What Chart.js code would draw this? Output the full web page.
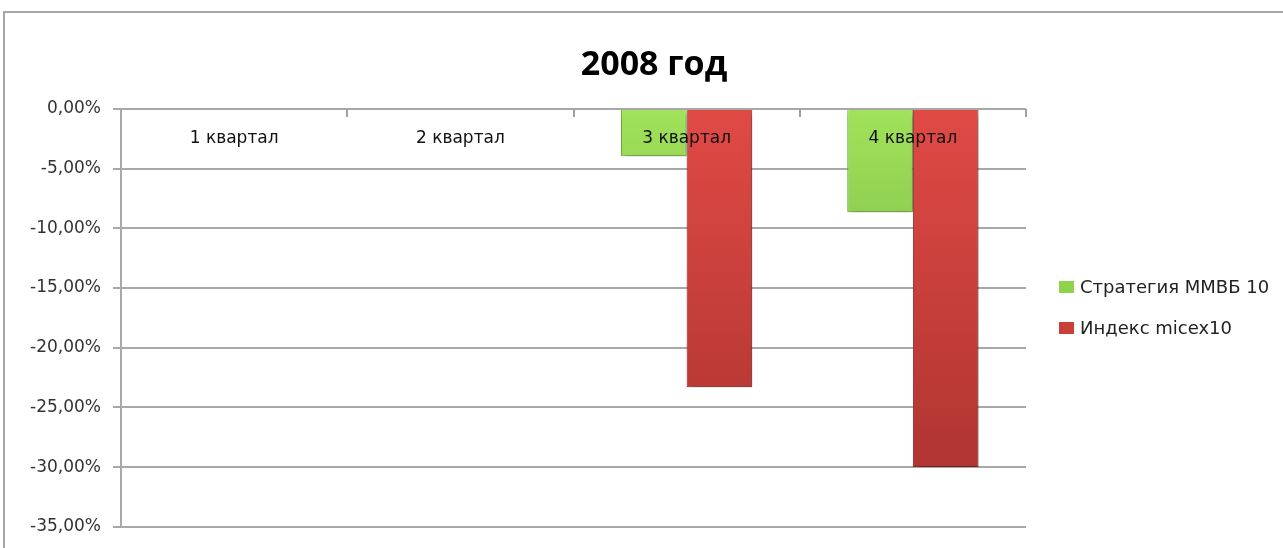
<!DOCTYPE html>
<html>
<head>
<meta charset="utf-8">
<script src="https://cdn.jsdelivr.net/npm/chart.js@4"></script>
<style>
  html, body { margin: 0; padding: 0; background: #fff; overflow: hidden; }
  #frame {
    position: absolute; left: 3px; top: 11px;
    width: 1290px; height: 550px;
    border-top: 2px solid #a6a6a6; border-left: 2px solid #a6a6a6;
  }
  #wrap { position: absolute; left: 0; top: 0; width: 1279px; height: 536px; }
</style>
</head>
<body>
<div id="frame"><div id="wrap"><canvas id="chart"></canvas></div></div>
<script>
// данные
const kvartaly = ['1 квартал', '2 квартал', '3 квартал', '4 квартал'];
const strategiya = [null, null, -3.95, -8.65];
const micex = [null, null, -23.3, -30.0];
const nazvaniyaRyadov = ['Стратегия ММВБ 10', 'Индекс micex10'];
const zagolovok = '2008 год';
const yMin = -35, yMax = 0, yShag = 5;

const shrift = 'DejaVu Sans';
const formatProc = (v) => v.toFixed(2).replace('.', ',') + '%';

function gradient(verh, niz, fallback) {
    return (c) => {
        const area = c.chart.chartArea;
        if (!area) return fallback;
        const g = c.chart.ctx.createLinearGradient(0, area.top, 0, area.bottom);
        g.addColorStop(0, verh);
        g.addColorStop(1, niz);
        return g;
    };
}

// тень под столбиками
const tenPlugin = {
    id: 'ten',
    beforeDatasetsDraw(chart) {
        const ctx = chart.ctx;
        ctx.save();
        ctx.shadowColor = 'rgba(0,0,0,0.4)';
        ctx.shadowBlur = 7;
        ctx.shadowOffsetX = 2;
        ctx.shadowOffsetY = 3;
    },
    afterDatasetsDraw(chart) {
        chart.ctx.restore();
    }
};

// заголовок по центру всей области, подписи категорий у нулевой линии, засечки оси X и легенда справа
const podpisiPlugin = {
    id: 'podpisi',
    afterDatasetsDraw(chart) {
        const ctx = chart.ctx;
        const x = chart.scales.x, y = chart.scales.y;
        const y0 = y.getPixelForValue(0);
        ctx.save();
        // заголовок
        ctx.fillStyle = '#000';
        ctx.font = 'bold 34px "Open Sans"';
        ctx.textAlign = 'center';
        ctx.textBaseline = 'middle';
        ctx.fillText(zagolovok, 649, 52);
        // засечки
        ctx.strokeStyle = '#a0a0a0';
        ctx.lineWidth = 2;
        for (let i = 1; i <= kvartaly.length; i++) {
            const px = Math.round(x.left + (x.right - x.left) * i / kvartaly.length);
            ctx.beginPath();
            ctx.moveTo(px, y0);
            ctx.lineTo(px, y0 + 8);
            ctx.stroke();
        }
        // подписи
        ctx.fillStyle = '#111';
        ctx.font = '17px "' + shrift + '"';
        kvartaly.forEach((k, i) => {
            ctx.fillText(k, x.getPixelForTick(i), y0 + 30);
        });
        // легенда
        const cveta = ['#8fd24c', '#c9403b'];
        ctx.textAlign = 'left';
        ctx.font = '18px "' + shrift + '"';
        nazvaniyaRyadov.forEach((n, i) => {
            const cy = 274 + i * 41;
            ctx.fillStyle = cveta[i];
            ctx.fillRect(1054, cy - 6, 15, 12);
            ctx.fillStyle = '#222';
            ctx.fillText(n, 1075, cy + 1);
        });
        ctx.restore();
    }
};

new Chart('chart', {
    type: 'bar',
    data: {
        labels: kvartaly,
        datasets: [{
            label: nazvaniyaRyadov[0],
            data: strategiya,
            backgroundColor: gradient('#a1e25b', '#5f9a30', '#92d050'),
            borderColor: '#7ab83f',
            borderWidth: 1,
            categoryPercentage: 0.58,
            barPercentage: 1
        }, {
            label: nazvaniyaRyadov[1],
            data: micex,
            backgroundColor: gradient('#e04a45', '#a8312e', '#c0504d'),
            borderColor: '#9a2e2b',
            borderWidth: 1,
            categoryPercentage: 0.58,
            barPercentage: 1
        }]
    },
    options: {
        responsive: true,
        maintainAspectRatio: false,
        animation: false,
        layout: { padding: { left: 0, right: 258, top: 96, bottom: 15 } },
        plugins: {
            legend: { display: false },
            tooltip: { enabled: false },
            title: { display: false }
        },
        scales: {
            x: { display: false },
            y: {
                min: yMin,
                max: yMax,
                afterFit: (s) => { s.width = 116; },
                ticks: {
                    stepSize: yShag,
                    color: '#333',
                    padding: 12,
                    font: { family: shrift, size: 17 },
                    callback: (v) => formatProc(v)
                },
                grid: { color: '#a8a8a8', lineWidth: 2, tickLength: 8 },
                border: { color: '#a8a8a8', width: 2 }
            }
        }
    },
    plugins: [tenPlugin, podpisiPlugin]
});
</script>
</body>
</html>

» Your objective
Return the material word for word. Pictures are not part of the copy.

» Full response
What Chart.js code would draw this? Output the full web page.
<!DOCTYPE html>
<html>
<head>
<meta charset="utf-8">
<script src="https://cdn.jsdelivr.net/npm/chart.js@4"></script>
<style>
  html, body { margin: 0; padding: 0; background: #fff; overflow: hidden; }
  #frame {
    position: absolute; left: 3px; top: 11px;
    width: 1290px; height: 550px;
    border-top: 2px solid #a6a6a6; border-left: 2px solid #a6a6a6;
  }
  #wrap { position: absolute; left: 0; top: 0; width: 1279px; height: 536px; }
</style>
</head>
<body>
<div id="frame"><div id="wrap"><canvas id="chart"></canvas></div></div>
<script>
// данные
const kvartaly = ['1 квартал', '2 квартал', '3 квартал', '4 квартал'];
const strategiya = [null, null, -3.95, -8.65];
const micex = [null, null, -23.3, -30.0];
const nazvaniyaRyadov = ['Стратегия ММВБ 10', 'Индекс micex10'];
const zagolovok = '2008 год';
const yMin = -35, yMax = 0, yShag = 5;

const shrift = 'DejaVu Sans';
const formatProc = (v) => v.toFixed(2).replace('.', ',') + '%';

function gradient(verh, niz, fallback) {
    return (c) => {
        const area = c.chart.chartArea;
        if (!area) return fallback;
        const g = c.chart.ctx.createLinearGradient(0, area.top, 0, area.bottom);
        g.addColorStop(0, verh);
        g.addColorStop(1, niz);
        return g;
    };
}

// тень под столбиками
const tenPlugin = {
    id: 'ten',
    beforeDatasetsDraw(chart) {
        const ctx = chart.ctx;
        ctx.save();
        ctx.shadowColor = 'rgba(0,0,0,0.4)';
        ctx.shadowBlur = 7;
        ctx.shadowOffsetX = 2;
        ctx.shadowOffsetY = 3;
    },
    afterDatasetsDraw(chart) {
        chart.ctx.restore();
    }
};

// заголовок по центру всей области, подписи категорий у нулевой линии, засечки оси X и легенда справа
const podpisiPlugin = {
    id: 'podpisi',
    afterDatasetsDraw(chart) {
        const ctx = chart.ctx;
        const x = chart.scales.x, y = chart.scales.y;
        const y0 = y.getPixelForValue(0);
        ctx.save();
        // заголовок
        ctx.fillStyle = '#000';
        ctx.font = 'bold 34px "Open Sans"';
        ctx.textAlign = 'center';
        ctx.textBaseline = 'middle';
        ctx.fillText(zagolovok, 649, 52);
        // засечки
        ctx.strokeStyle = '#a0a0a0';
        ctx.lineWidth = 2;
        for (let i = 1; i <= kvartaly.length; i++) {
            const px = Math.round(x.left + (x.right - x.left) * i / kvartaly.length);
            ctx.beginPath();
            ctx.moveTo(px, y0);
            ctx.lineTo(px, y0 + 8);
            ctx.stroke();
        }
        // подписи
        ctx.fillStyle = '#111';
        ctx.font = '17px "' + shrift + '"';
        kvartaly.forEach((k, i) => {
            ctx.fillText(k, x.getPixelForTick(i), y0 + 30);
        });
        // легенда
        const cveta = ['#8fd24c', '#c9403b'];
        ctx.textAlign = 'left';
        ctx.font = '18px "' + shrift + '"';
        nazvaniyaRyadov.forEach((n, i) => {
            const cy = 274 + i * 41;
            ctx.fillStyle = cveta[i];
            ctx.fillRect(1054, cy - 6, 15, 12);
            ctx.fillStyle = '#222';
            ctx.fillText(n, 1075, cy + 1);
        });
        ctx.restore();
    }
};

new Chart('chart', {
    type: 'bar',
    data: {
        labels: kvartaly,
        datasets: [{
            label: nazvaniyaRyadov[0],
            data: strategiya,
            backgroundColor: gradient('#a1e25b', '#5f9a30', '#92d050'),
            borderColor: '#7ab83f',
            borderWidth: 1,
            categoryPercentage: 0.58,
            barPercentage: 1
        }, {
            label: nazvaniyaRyadov[1],
            data: micex,
            backgroundColor: gradient('#e04a45', '#a8312e', '#c0504d'),
            borderColor: '#9a2e2b',
            borderWidth: 1,
            categoryPercentage: 0.58,
            barPercentage: 1
        }]
    },
    options: {
        responsive: true,
        maintainAspectRatio: false,
        animation: false,
        layout: { padding: { left: 0, right: 258, top: 96, bottom: 15 } },
        plugins: {
            legend: { display: false },
            tooltip: { enabled: false },
            title: { display: false }
        },
        scales: {
            x: { display: false },
            y: {
                min: yMin,
                max: yMax,
                afterFit: (s) => { s.width = 116; },
                ticks: {
                    stepSize: yShag,
                    color: '#333',
                    padding: 12,
                    font: { family: shrift, size: 17 },
                    callback: (v) => formatProc(v)
                },
                grid: { color: '#a8a8a8', lineWidth: 2, tickLength: 8 },
                border: { color: '#a8a8a8', width: 2 }
            }
        }
    },
    plugins: [tenPlugin, podpisiPlugin]
});
</script>
</body>
</html>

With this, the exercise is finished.